David Strahan has an article about coal on the EB, in which he discusses David Rutledge's work:

http://www.energybulletin.net/39236.html

All these discussions about coal reserves are completely academic. The limiting factor is not the coal reserve (resource side) but the absorption capacity of the atmosphere for CO2 (sink side). In fact, our atmosphere is already overflowing with CO2. Carbon dioxide concentrations are now much higher than they were in the warmest interglacial period during the last 500 k years when sea levels were several metres higher than now. So we are clearly in overshoot mode already.

Lessons from the Arctic summer sea ice melt in 2007:

A doubling of climate sensitivity would mean we passed the widely accepted 2°C threshold of
"dangerous anthropogenic interference" with the climate four decades ago, and would require us to
find the means to engineer a rapid drawdown of current atmospheric greenhouse gas.

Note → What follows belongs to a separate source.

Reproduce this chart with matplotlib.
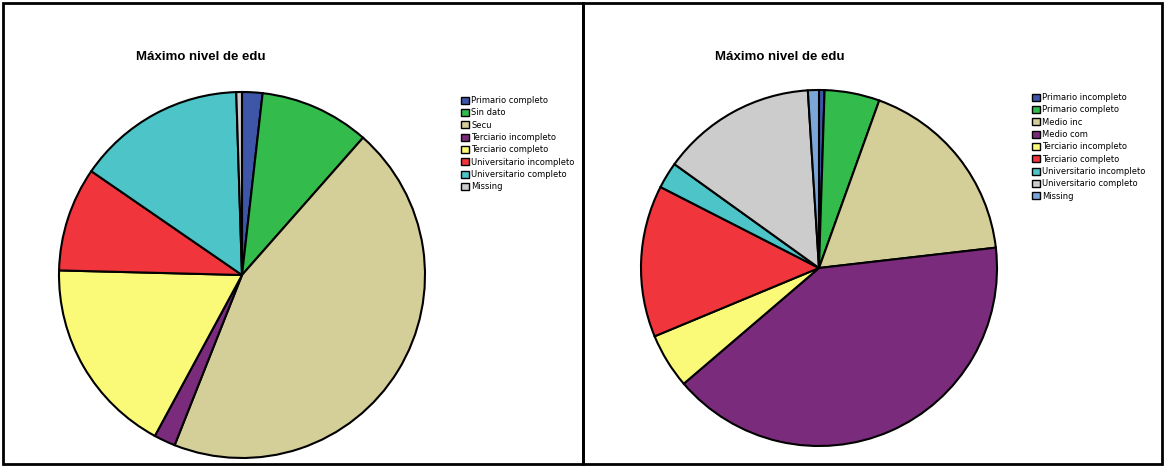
import matplotlib
matplotlib.use("Agg")
import matplotlib.pyplot as plt
from matplotlib.patches import Rectangle, Patch

title = "Máximo nivel de edu"

left_labels = ["Primario completo", "Sin dato", "Secu", "Terciario incompleto",
               "Terciario completo", "Universitario incompleto",
               "Universitario completo", "Missing"]
left_values = [1.8, 9.7, 44.5, 1.9, 17.5, 9.2, 14.9, 0.5]
left_colors = ["#3d56a8", "#33bb4c", "#d4cf98", "#7b2b7b", "#fafa78",
               "#f0353c", "#4cc4c8", "#cccccc"]

right_labels = ["Primario incompleto", "Primario completo", "Medio inc",
                "Medio com", "Terciario incompleto", "Terciario completo",
                "Universitario incompleto", "Universitario completo", "Missing"]
right_values = [0.5, 5.0, 17.7, 40.6, 5.0, 13.8, 2.4, 14.1, 1.0]
right_colors = ["#3d56a8", "#33bb4c", "#d4cf98", "#7b2b7b", "#fafa78",
                "#f0353c", "#4cc4c8", "#cccccc", "#7aa7d8"]

W, H = 1164, 466
fig = plt.figure(figsize=(W / 100, H / 100), dpi=100)
fig.patch.set_facecolor("white")

# panel borders
for x0, x1 in [(3, 583), (583, 1162)]:
    fig.patches.append(Rectangle((x0 / W, 2 / H), (x1 - x0) / W, (H - 5) / H,
                                 transform=fig.transFigure, fill=False,
                                 edgecolor="black", linewidth=2))


def add_pie(cx, cy, r, values, colors, labels, title_x, leg_x, leg_y):
    ax = fig.add_axes([(cx - r) / W, (H - cy - r) / H, 2 * r / W, 2 * r / H])
    wedges, _ = ax.pie(values, colors=colors, startangle=90, counterclock=False,
                       wedgeprops=dict(edgecolor="black", linewidth=1.5))
    ax.set_aspect("equal")
    ax.set_xlim(-1.0, 1.0)
    ax.set_ylim(-1.0, 1.0)
    fig.text(title_x / W, 1 - 57 / H, title, ha="center", va="center",
             fontsize=9.5, fontweight="bold", family="Liberation Sans")
    handles = [Patch(facecolor=c, edgecolor="black", linewidth=1) for c in colors]
    fig.legend(handles, labels, loc="upper left",
               bbox_to_anchor=(leg_x / W, 1 - leg_y / H),
               frameon=False, handlelength=0.9, handleheight=0.9,
               handletextpad=0.3, labelspacing=0.4, borderpad=0, borderaxespad=0,
               prop=dict(family="DejaVu Sans", size=6))


add_pie(242, 275, 183, left_values, left_colors, left_labels, 201, 461, 96)
add_pie(819, 268, 178, right_values, right_colors, right_labels, 780, 1032, 93)

fig.savefig("out.png", dpi=100, facecolor="white")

If, for example, instead we were to apply a 0.5°C (or lower) precautionary warming cap, it would be
necessary for the level of target atmospheric greenhouse gases at equilibrium not exceed about 320 ppm CO2e, a point we passed more than half a century ago.

www.carbonequity.info/PDFs/Arctic.pdf

NASA climatologist James Hansen is working on a new paper:

Remember This: 350 Parts Per Million
By Bill McKibben
http://www.washingtonpost.com/wp-dyn/content/article/2007/12/27/AR200712...

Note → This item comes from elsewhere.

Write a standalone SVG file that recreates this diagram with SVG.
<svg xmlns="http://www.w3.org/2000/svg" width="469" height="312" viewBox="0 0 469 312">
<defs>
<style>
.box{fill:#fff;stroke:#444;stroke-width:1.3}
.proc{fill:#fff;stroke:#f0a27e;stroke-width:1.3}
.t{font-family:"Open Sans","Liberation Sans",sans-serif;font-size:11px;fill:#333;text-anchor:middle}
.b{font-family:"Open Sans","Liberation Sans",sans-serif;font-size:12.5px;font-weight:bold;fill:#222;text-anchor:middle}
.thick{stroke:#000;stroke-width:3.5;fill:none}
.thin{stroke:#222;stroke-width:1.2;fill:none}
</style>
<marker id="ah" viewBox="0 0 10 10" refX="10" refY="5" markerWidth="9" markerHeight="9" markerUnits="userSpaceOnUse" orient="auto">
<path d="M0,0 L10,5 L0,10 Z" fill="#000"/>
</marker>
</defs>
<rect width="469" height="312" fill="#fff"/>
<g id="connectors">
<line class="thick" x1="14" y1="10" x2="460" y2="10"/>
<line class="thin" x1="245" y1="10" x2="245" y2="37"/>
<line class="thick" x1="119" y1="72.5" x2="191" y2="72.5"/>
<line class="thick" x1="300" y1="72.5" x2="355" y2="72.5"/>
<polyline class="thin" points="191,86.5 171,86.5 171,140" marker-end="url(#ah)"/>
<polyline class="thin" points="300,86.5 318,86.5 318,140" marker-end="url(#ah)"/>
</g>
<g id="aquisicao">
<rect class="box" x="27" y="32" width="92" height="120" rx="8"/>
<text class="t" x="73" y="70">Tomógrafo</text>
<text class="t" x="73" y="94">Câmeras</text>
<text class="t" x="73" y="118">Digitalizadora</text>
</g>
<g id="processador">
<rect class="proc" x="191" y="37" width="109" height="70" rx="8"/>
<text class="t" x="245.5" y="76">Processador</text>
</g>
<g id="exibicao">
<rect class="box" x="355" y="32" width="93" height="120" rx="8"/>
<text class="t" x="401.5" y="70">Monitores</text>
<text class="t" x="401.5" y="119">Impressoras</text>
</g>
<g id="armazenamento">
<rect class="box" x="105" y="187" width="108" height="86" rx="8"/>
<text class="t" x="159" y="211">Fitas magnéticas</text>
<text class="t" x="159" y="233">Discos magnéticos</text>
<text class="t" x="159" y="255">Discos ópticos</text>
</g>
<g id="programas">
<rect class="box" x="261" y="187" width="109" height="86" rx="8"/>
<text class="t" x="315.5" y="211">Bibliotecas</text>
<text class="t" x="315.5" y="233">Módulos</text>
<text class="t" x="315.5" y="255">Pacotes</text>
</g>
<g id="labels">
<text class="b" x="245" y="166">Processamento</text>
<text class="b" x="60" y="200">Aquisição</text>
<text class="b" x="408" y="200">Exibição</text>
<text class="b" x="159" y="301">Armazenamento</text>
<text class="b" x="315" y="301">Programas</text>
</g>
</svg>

We are now at 383 ppm and rising.

The unusual warmth in 2007 is noteworthy because it occurs at a time when solar irradiance is at a minimum and the equatorial Pacific Ocean is in the cool phase of its natural El Nino – La Nina cycle.

Discussion of 2007 GISS global temperature analysis is posted at Solar and Southern Oscillations
http://www.columbia.edu/~jeh1/mailings/20080114_GISTEMP.pdf

The additional warming from increasing solar irradiance is 0.3 W/m2 over the next years.

When the Arctic summer sea ice is gone in a couple of years time, the whole weather and climate pattern of the Northern hemisphere will change. We have no idea what that will mean.

Causes of Changes in Arctic Sea Ice; by Wieslaw Maslowski (Naval Postgraduate School)
http://www.ametsoc.org/atmospolicy/documents/May032006_Dr.WieslawMaslows...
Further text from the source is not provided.